- [Figure scripts]:
========================================================================

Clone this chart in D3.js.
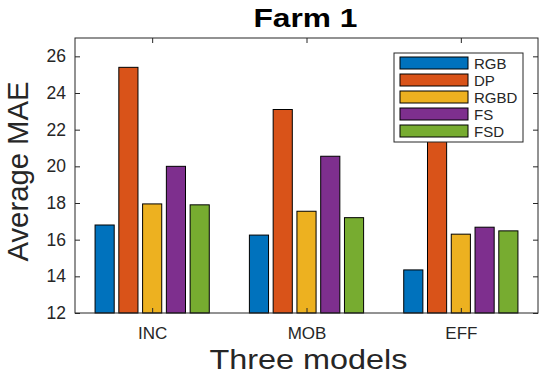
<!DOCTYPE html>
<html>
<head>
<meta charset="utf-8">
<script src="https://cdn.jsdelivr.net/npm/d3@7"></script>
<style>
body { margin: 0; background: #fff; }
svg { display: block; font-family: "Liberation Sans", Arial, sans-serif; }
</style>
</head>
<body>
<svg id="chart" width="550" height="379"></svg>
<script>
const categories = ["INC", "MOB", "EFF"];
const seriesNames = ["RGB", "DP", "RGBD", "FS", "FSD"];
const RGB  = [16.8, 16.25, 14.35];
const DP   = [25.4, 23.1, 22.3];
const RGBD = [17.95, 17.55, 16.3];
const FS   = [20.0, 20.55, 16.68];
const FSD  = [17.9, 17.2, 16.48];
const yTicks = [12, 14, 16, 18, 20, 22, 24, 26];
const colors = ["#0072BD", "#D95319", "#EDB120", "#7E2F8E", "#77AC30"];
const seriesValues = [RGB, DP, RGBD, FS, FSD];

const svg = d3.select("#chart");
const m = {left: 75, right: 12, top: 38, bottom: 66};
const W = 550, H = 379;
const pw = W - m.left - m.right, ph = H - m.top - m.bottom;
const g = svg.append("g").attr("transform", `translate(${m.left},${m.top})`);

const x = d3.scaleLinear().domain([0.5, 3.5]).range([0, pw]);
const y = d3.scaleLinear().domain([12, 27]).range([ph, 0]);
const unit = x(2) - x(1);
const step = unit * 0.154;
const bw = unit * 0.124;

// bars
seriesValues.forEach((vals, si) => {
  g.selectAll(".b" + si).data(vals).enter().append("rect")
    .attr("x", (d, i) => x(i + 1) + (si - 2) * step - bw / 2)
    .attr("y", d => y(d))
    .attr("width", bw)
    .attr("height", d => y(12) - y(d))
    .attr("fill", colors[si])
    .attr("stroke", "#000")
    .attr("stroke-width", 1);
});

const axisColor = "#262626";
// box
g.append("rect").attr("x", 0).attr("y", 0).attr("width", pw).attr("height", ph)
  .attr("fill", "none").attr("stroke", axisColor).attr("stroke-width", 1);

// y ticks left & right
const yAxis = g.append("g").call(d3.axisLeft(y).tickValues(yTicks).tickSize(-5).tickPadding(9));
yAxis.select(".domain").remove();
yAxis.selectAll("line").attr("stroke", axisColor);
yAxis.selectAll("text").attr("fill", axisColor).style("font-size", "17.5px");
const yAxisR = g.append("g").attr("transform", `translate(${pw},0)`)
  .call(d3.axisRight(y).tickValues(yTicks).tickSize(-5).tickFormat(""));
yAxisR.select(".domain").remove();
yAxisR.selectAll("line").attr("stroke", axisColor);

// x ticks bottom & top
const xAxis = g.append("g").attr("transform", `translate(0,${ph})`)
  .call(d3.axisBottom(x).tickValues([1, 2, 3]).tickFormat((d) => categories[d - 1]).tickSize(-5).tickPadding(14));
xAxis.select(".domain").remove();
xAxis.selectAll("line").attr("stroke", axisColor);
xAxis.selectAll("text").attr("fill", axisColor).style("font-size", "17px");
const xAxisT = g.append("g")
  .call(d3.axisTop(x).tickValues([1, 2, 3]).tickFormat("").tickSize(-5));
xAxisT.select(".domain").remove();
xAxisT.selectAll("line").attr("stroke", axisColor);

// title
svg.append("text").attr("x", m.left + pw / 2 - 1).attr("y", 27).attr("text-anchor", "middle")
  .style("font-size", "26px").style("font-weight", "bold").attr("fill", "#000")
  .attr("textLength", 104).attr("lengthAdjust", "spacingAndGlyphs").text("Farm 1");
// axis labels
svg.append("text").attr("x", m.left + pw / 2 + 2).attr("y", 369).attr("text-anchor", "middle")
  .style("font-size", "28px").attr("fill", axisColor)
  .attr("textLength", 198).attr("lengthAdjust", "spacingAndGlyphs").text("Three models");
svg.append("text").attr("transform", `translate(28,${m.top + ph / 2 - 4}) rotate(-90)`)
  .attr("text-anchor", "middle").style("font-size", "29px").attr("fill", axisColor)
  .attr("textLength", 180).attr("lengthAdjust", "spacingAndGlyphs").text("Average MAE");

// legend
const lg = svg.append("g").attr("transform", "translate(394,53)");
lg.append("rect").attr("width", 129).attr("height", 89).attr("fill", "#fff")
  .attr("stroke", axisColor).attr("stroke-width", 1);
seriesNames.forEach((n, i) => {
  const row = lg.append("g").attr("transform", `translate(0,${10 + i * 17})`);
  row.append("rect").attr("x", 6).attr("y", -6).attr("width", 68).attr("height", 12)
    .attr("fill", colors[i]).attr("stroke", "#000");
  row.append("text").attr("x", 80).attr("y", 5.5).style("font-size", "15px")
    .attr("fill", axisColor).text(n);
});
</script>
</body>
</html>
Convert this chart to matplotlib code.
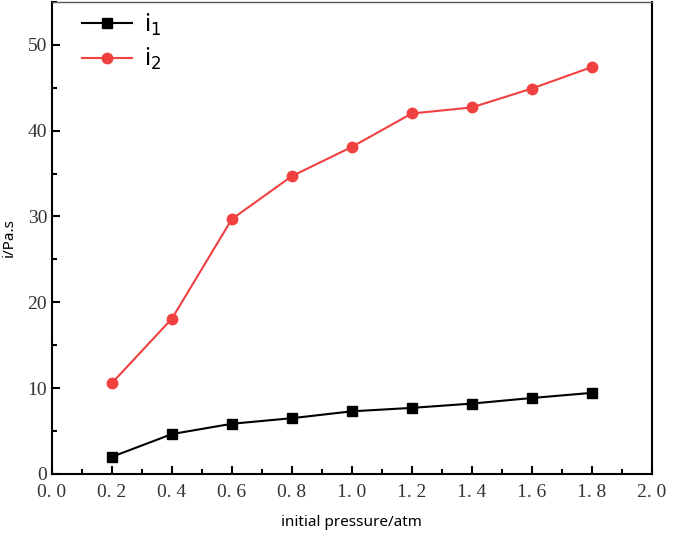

========================================================================

- [What is needed]:
Among the entries above, how many lines hold the string "this"? Respond with nothing but the number.

- [Final result]:
2